*This post is categorized under The not meant to be funny stuff and is a 100% non-humorous post about some thoughts and memories of my time working as a police officer. While I hope you’ll still read it and share your thoughts, if you’re looking for a laugh, this won’t be for you.*
I’ve worked for the police department almost 5 months shy of 15 years now.
That’s well over one third of my life at the place.
In a lot of ways, I was a different person when I started. I was 25, single (though wife and I were dating), and full of piss and vinegar.
It’s hard to tell sometimes, but I’m much more mature nowadays.
I appreciate the police department for all that it has helped me accomplish.
I was able to buy a house and start a family. Then I was able to buy a bigger house in the suburbs, even though it’s a struggle at times and I have to work a couple of extra jobs to stay ahead.
I went to law school while working for the department too. Lots of folks insisted I couldn’t do it, but my wife encouraged me and I lucked into a straight day job that I created for myself and managed to last there for the duration of my schooling.
The department didn’t have much to give in the way of money, but anything is better than nothing, and they provided enough tuition assistance at that time to purchase my text books almost every semester.
The department offers a lot in the way of different jobs one can do and types of people you will work with as well. That includes fellow employees as much as it does all the diverse people you’ll meet in public.
An officer can learn to handle a canine, work in traffic, fly a helicopter, work homicides, rapes, domestic incidents, child abuse, fatal accidents, computer related crimes, SWAT, narcotics, intelligence, undercover, in uniform, on a bike, in a car, on a motorcycle, riding a horse, or, like me now, in an office.
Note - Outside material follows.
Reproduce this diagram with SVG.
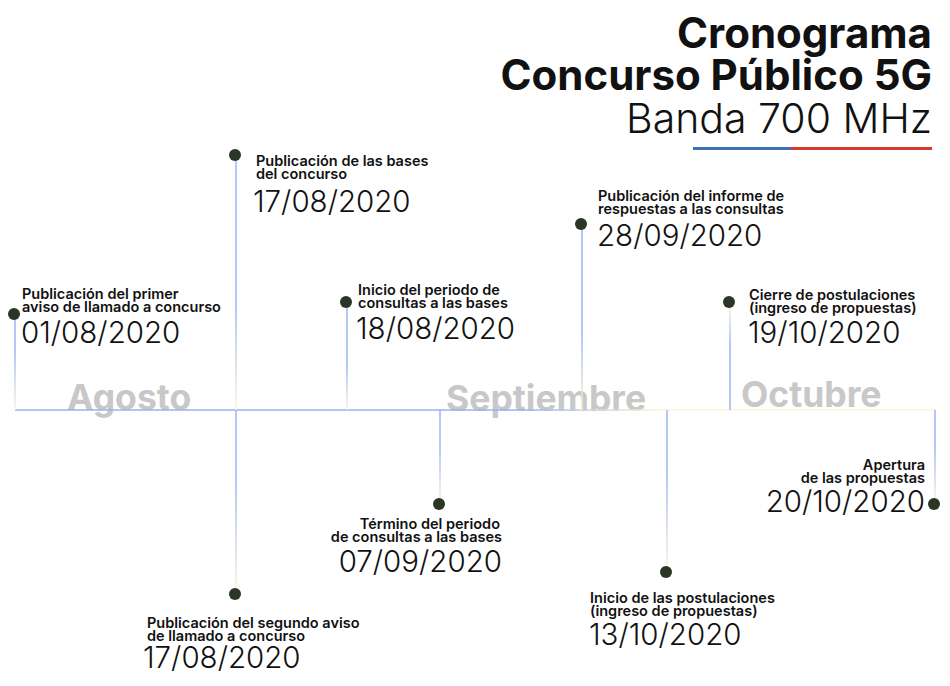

The list of different jobs goes on and on.
I do sometimes miss being on the streets and dealing with the public in the heat of the moment.
Even more than that, I miss working with my fellow police officers out on the streets.
It’s difficult to describe the rush that comes with hearing on the radio that an officer is in need of aid or that a citizen is in immediate danger.
I always felt such pride when I showed up on the scene and there were so many other blue shirted officers arriving to help out as well, no questions asked.
While we have our issues for sure, few things bring cops together like a horrific situation.
I’ve had a few of my own aid calls and can tell you first hand that it’s nice to hear those sirens blowing and getting closer and closer as you’re wearing down because you’re wrestling some chump in the dirt and grass alongside a giant German Shepard who’s on a chain mere inches away just itching to bite anybody who comes within reach.
After a night of fighting bad guys or consoling children or resisting the urge to strike a child abuse suspect or telling a mother that her son has been shot and will never come home again, some of us liked to get together and unwind with an ice cold beer.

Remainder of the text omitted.